Bart replied to the topic 'Celestron focus motor' in the forum. 2 months ago

Hi Mohamed,

You don't need all that resolution on a Celestron. it is already 'geared' by the focuser thread inside. 200 steps/rev is plenty. 400 would also be fine.
I use 400 steps/rev on my Maksutov Newton telescope with a Crayford style focuser. This is a much more sensitive focuser, because the translation per rotation of the focus shaft is more. Diameter of shaft: 4 mm, and so: 4 * Pi / 400 = 0.0314 mm/step (full step!) This is a faster system ( f / 4.8 ) which is more critical to focusing than the Celestron ( f / 6.3 ) and even then it -just works- with no problem.

I think I used 16x microstepping with that system. What this is, is that the stepper driver interpolates the electrical current through the phases of the stepper motor, so the magnetic angle can be 'anywhere' within the normal full (native) step angle.

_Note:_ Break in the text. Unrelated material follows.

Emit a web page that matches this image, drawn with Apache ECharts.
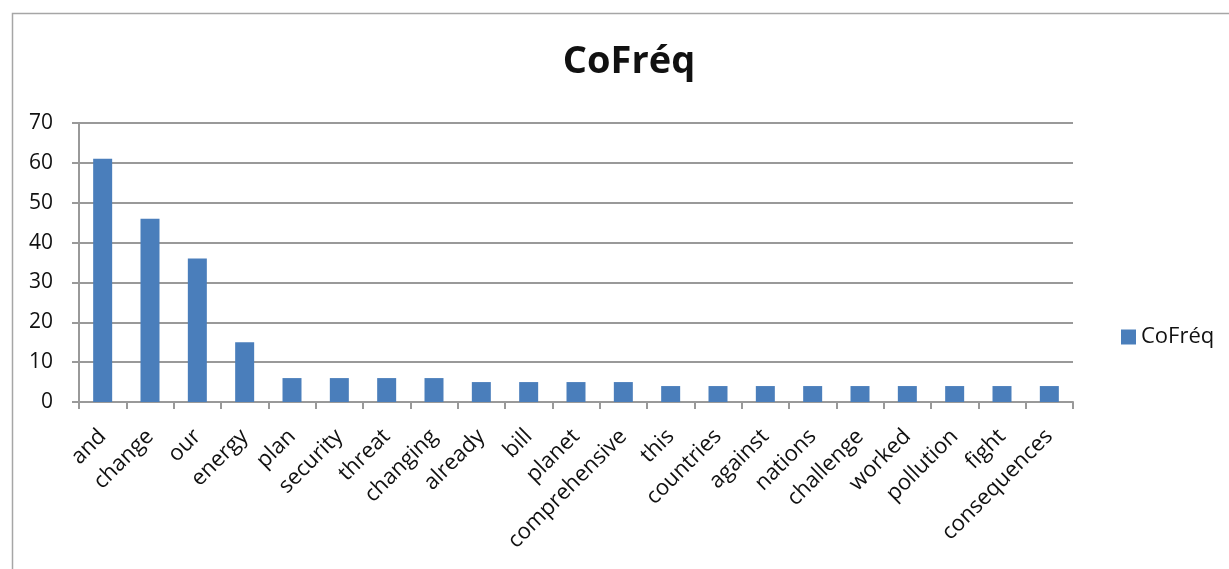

Don't use all that heavy gearboxes and just direct-drive that stuff :-)
The beauty of the Trinamic drivers is that they can be controlled over SPI protocol, so digital communication with the focus controller (arduino like) and can quickly change settings such as stepper current and microstepping. So you could, if you like, change the microstepping value dynamically. This is almost useless for a focuser, because it's a slow system anyway (but fast enough!).
The change in current, however, is exceptionally useful in this regard, because you don't want to heat up everything by holding the stepper at a certain angle with high current. You want the 'hold current' for that, just enough to lock the position.
When you are changing the position, the current is first increased, enabling higher torque, and next a move is initiated. Then it goes back to hold current again. Very strong but minimal use of electricity.

I feed the stepper driver directly from the USB (Vcc pin on the Seeeduino Xiao). it is buffered by a 100 uF capacitor. I'm not routing 600 mA -yet- but 300 mA works fine. There is one downside of powering the Trinamic with only 5 V, which is the reduced speed the steppers can get to while keeping high torque.
Luckily, focusers which require a bit more rotational speed (SCT telescopes) need only low torque and vice versa, a focuser which requires more torque (Crayford/ rack & pinion), the speed can be very low.

I intend to design a few PCBs within a month. I may make a few 'kits'.